Se ha echado en falta un elemental sentido de la prudencia

Llevamos ya dieciocho meses de pandemia. Tiempo para haber vivido varias idas y venidas, con remisiones y nuevas olas que hacen que aún no sea, ni mucho menos, una situación controlada ni superada. Sin duda que un mayor conocimiento del virus y los procesos de vacunación nos han permitido salir de la oscuridad casi medieval en la que estuvimos inmersos durante los primeros meses y recuperar una versión de normalidad que no acaba de ser tal nunca del todo y que provoca que a veces nos confundamos. Un proceso de superación que se eterniza en una sociedad ya mentalmente muy agotada, lo que hace tender a las autoridades y a cada uno de nosotros a acelerar de manera poco prudente actividades sociales y abandono de limitaciones que nos llevan a nuevas olas y los efectos de las variantes del virus que comporta su enorme capacidad de mutación. Una situación de precariedad sanitaria y de indefensión como en el mundo occidental hacía siglos que no se sentía, una vulnerabilidad hacia la que no estamos sin duda nada preparados para hacerle frente ni a nivel social ni institucional.

Tanto el cansancio colectivo como la necesidad de recuperar una actividad económica que prácticamente se paralizaron en su totalidad en algunos momentos, han llevado a forzar las cosas y no actuar de manera adecuadamente prudente. En nuestro país, se quería recuperar el turismo a cualquier precio, y hemos pagado precisamente el precio de la recaída en los contagios y al ser durante unos meses el peor país de Europa en efecto COVID, a pesar de tener unos índices de vacunación bastante altos. Precipitación en abrir la manga del ocio nocturno, las fiestas, los festivales de música y los viajes de fin de curso. Concentraciones multitudinarias de jóvenes y adolescentes sin ningún tipo de precaución, defensas o distancia social, justamente de aquellos colectivos aún no vacunados. Una administración e incluso reputados científicos afirmando que al aire libre no habría ningún problema. Triunfo del optimismo voluntarista. El resultado ha sido de miles de contagios y una curva ascendente durante muchas semanas, con hospitales y UCIS de nuevo saturadas. Una mezcla de imprudencia e incompetencia que ha resultado fatal.

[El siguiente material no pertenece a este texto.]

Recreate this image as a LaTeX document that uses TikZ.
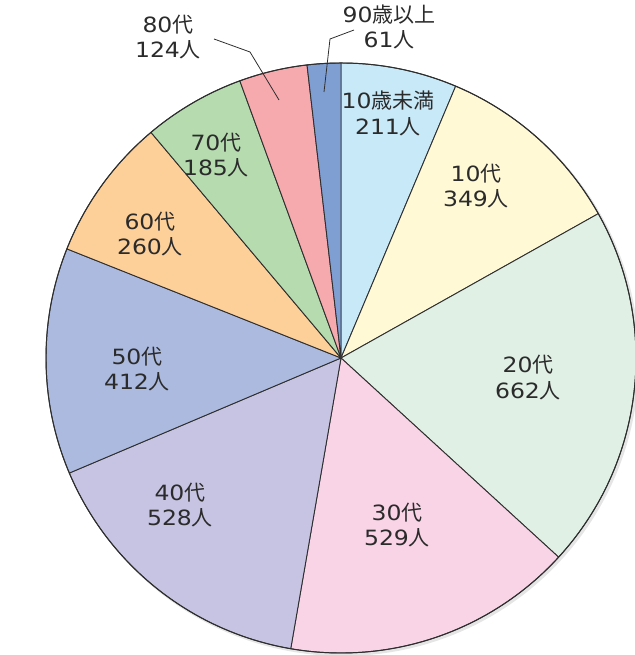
\documentclass[tikz,border=0pt]{standalone}
\usepackage{fontspec}
\newfontfamily\jpfont{Noto Sans CJK JP}
\newfontfamily\dgfont[FakeStretch=1.12]{DejaVu Sans}
\newcommand\dgt[1]{{\dgfont #1}}
\definecolor{txt}{HTML}{2B2B2B}
\definecolor{edge}{HTML}{2E2E2E}
\definecolor{cA}{HTML}{C8E9F8}
\definecolor{cB}{HTML}{FFF9D6}
\definecolor{cC}{HTML}{E0F0E5}
\definecolor{cD}{HTML}{F9D4E6}
\definecolor{cE}{HTML}{C6C4E2}
\definecolor{cF}{HTML}{ACBADF}
\definecolor{cG}{HTML}{FDD09A}
\definecolor{cH}{HTML}{B5DBAF}
\definecolor{cI}{HTML}{F6AAAE}
\definecolor{cJ}{HTML}{7F9FD3}
\begin{document}
\begin{tikzpicture}[x=1pt,y=1pt,
  lbl/.style={font=\jpfont\fontsize{21}{25.5}\selectfont, text=txt, align=center, inner sep=0pt},
  wedge/.style={draw=edge, line width=0.9pt, line join=round},
  leader/.style={draw=edge, line width=0.8pt}]
\useasboundingbox (0,0) rectangle (634,655);
\coordinate (c) at (341,297);
\fill[black, opacity=0.10] (343,295) circle[radius=296];
\newcommand\slice[3]{\filldraw[wedge, fill=#3] (c) -- ([shift={(341,297)}]#1:295) arc[start angle=#1, end angle=#2, radius=295] -- cycle;}
\slice{90}{67.127}{cA}
\slice{67.127}{29.295}{cB}
\slice{29.295}{-42.466}{cC}
\slice{-42.466}{-99.810}{cD}
\slice{-99.810}{-157.046}{cE}
\slice{-157.046}{-201.707}{cF}
\slice{-201.707}{-229.891}{cG}
\slice{-229.891}{-249.945}{cH}
\slice{-249.945}{-263.387}{cI}
\slice{-263.387}{-270}{cJ}
\draw[edge, line width=1pt] (c) circle[radius=295];
\node[lbl] (n10u) at (388,541.5) {\dgt{10}歳未満\\\dgt{211}人};
\node[lbl] (n10) at (476,469) {\dgt{10}代\\\dgt{349}人};
\node[lbl] (n20) at (528,277.5) {\dgt{20}代\\\dgt{662}人};
\node[lbl] (n30) at (397,130) {\dgt{30}代\\\dgt{529}人};
\node[lbl] (n40) at (180,150) {\dgt{40}代\\\dgt{528}人};
\node[lbl] (n50) at (137,286) {\dgt{50}代\\\dgt{412}人};
\node[lbl] (n60) at (150,421) {\dgt{60}代\\\dgt{260}人};
\node[lbl] (n70) at (216,500) {\dgt{70}代\\\dgt{185}人};
\node[lbl] (n80) at (168,618) {\dgt{80}代\\\dgt{124}人};
\node[lbl] (n90) at (389,628) {\dgt{90}歳以上\\\dgt{61}人};
\coordinate (p90a) at (324,563);
\coordinate (p90b) at (330,616);
\coordinate (p90c) at (354,625);
\coordinate (p80a) at (279,555);
\coordinate (p80b) at (250,603);
\coordinate (p80c) at (214,616);
\draw[leader] (p90a) -- (p90b) -- (p90c);
\draw[leader] (p80a) -- (p80b) -- (p80c);
\end{tikzpicture}
\end{document}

Fent i desfent | Incumplimientos de las normas covid - Diario de Mallorca

Probablemente falta en muchas personas el sentido de responsabilidad ante una situación tan seria como la que vivimos. Se pierde la perspectiva. Cuando cometemos imprudencias no sólo nos ponemos en peligro nosotros mismos, lo que podría resultar hasta cierto punto aceptable, sino que justamente por lo que significa una epidemia ponemos en peligro a los demás y a toda la colectividad. Podemos argumentar que nuestros gobernantes son incapaces, que nos confunden, que resultan contradictorios y que tienen tendencia a sobreactuar, lo que los hace poco creíbles y, probablemente, tendremos razón. Esto, sin embargo, no nos exime de nuestra responsabilidad, de nuestro cuidado en actuar de manera razonable, madura y prudente. La pandemia no se ha superado y aún menos resuelto, aunque entreveamos una cierta salida futura. Relajar nuestros comportamientos y actitudes no hará más que alargar y eternizar la situación, cronificarla. El rechazo de una parte de la ciudadanía a vacunarse demuestra tanto el poco sentido de colectividad, de escasa solidaridad de alguna gente, como la facilidad con la que penetran y se apropian de la sociedad todo tipo de rumores y falsas informaciones a través de la red. Se apela a un falso sentido de la libertad personal para rechazar vacunarse, con lo cual se retrasa la inmunidad de grupo y, mientras tanto, se contagia y mueren personas. El negacionismo se ha convertido en la enfermedad de una sociedad demasiado saturada de individualismo y de personalidades necesitadas de remarcar su diferencia, su singularidad. La salud pública es un concepto que requiere, para que funcione, de colaboración, cooperación y compromiso. Es algo muy serio. El pensamiento científico y el conocimiento experto deberían estar por encima de manías y ensimismamientos particulares. Abrir internet o dar vueltas por las redes sociales más esotéricas no nos proporciona expertez ni nos da conocimiento y autoridad, y seguro que no nos hace más autónomos e informados. En algunos ámbitos, la capacidad de mantener la disciplina social nos hace más fuertes. Y también más libres.